◆ Recorded information:
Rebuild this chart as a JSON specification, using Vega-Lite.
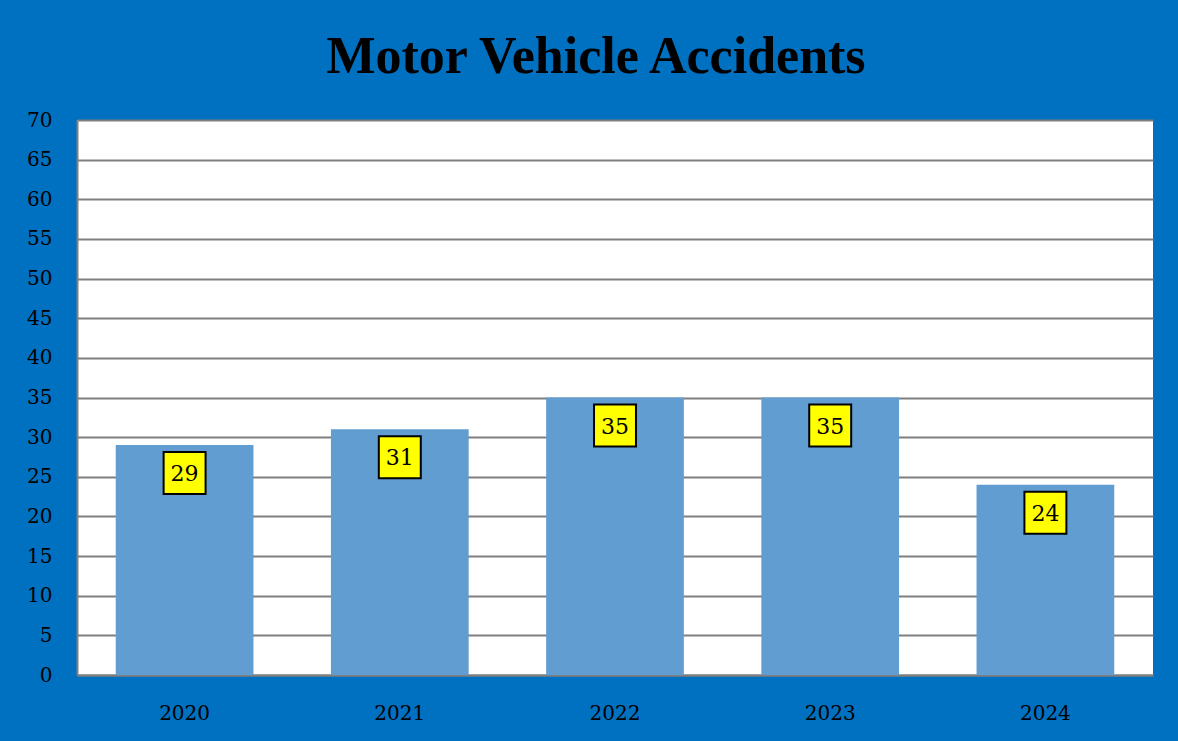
{
  "$schema": "https://vega.github.io/schema/vega-lite/v6.json",
  "width": 1076,
  "height": 555,
  "autosize": {"type": "none"},
  "padding": {"left": 77, "top": 120, "right": 25, "bottom": 66},
  "background": "#0070C0",
  "title": {
    "text": "Motor Vehicle Accidents",
    "font": "Liberation Serif",
    "fontSize": 52,
    "fontWeight": "bold",
    "color": "#000000",
    "anchor": "middle",
    "dx": -19,
    "offset": 26
  },
  "config": {
    "view": {"stroke": null, "fill": "#FFFFFF"},
    "axis": {
      "labelFont": "DejaVu Serif",
      "labelFontSize": 20,
      "labelColor": "#000000",
      "ticks": false,
      "title": null,
      "domainColor": "#7F7F7F",
      "domainWidth": 2,
      "gridColor": "#7F7F7F",
      "gridWidth": 2
    }
  },
  "data": {
    "values": [
      {"year": "2020", "accidents": 29},
      {"year": "2021", "accidents": 31},
      {"year": "2022", "accidents": 35},
      {"year": "2023", "accidents": 35},
      {"year": "2024", "accidents": 24}
    ]
  },
  "encoding": {
    "x": {
      "field": "year",
      "type": "ordinal",
      "scale": {"paddingInner": 0.36, "paddingOuter": 0.18},
      "axis": {"labelAngle": 0, "labelPadding": 28, "grid": false}
    },
    "y": {
      "field": "accidents",
      "type": "quantitative",
      "scale": {"domain": [0, 70], "nice": false},
      "axis": {
        "values": [0, 5, 10, 15, 20, 25, 30, 35, 40, 45, 50, 55, 60, 65, 70],
        "grid": true,
        "labelPadding": 25
      }
    }
  },
  "layer": [
    {"mark": {"type": "bar", "color": "#629DD1"}},
    {
      "mark": {
        "type": "point",
        "shape": "square",
        "filled": true,
        "fill": "#FFFF00",
        "stroke": "#000000",
        "strokeWidth": 2,
        "opacity": 1,
        "size": 1760,
        "yOffset": 28
      }
    },
    {
      "mark": {
        "type": "text",
        "font": "DejaVu Serif",
        "fontSize": 22,
        "color": "#000000",
        "baseline": "middle",
        "align": "center",
        "yOffset": 29
      },
      "encoding": {"text": {"field": "accidents", "type": "quantitative"}}
    }
  ]
}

◆ Task objective:
Transcribe the material exactly, and leave out whatever pictures it holds.

◆ The response:
Rebuild this chart as a JSON specification, using Vega-Lite.
{
  "$schema": "https://vega.github.io/schema/vega-lite/v6.json",
  "width": 1076,
  "height": 555,
  "autosize": {"type": "none"},
  "padding": {"left": 77, "top": 120, "right": 25, "bottom": 66},
  "background": "#0070C0",
  "title": {
    "text": "Motor Vehicle Accidents",
    "font": "Liberation Serif",
    "fontSize": 52,
    "fontWeight": "bold",
    "color": "#000000",
    "anchor": "middle",
    "dx": -19,
    "offset": 26
  },
  "config": {
    "view": {"stroke": null, "fill": "#FFFFFF"},
    "axis": {
      "labelFont": "DejaVu Serif",
      "labelFontSize": 20,
      "labelColor": "#000000",
      "ticks": false,
      "title": null,
      "domainColor": "#7F7F7F",
      "domainWidth": 2,
      "gridColor": "#7F7F7F",
      "gridWidth": 2
    }
  },
  "data": {
    "values": [
      {"year": "2020", "accidents": 29},
      {"year": "2021", "accidents": 31},
      {"year": "2022", "accidents": 35},
      {"year": "2023", "accidents": 35},
      {"year": "2024", "accidents": 24}
    ]
  },
  "encoding": {
    "x": {
      "field": "year",
      "type": "ordinal",
      "scale": {"paddingInner": 0.36, "paddingOuter": 0.18},
      "axis": {"labelAngle": 0, "labelPadding": 28, "grid": false}
    },
    "y": {
      "field": "accidents",
      "type": "quantitative",
      "scale": {"domain": [0, 70], "nice": false},
      "axis": {
        "values": [0, 5, 10, 15, 20, 25, 30, 35, 40, 45, 50, 55, 60, 65, 70],
        "grid": true,
        "labelPadding": 25
      }
    }
  },
  "layer": [
    {"mark": {"type": "bar", "color": "#629DD1"}},
    {
      "mark": {
        "type": "point",
        "shape": "square",
        "filled": true,
        "fill": "#FFFF00",
        "stroke": "#000000",
        "strokeWidth": 2,
        "opacity": 1,
        "size": 1760,
        "yOffset": 28
      }
    },
    {
      "mark": {
        "type": "text",
        "font": "DejaVu Serif",
        "fontSize": 22,
        "color": "#000000",
        "baseline": "middle",
        "align": "center",
        "yOffset": 29
      },
      "encoding": {"text": {"field": "accidents", "type": "quantitative"}}
    }
  ]
}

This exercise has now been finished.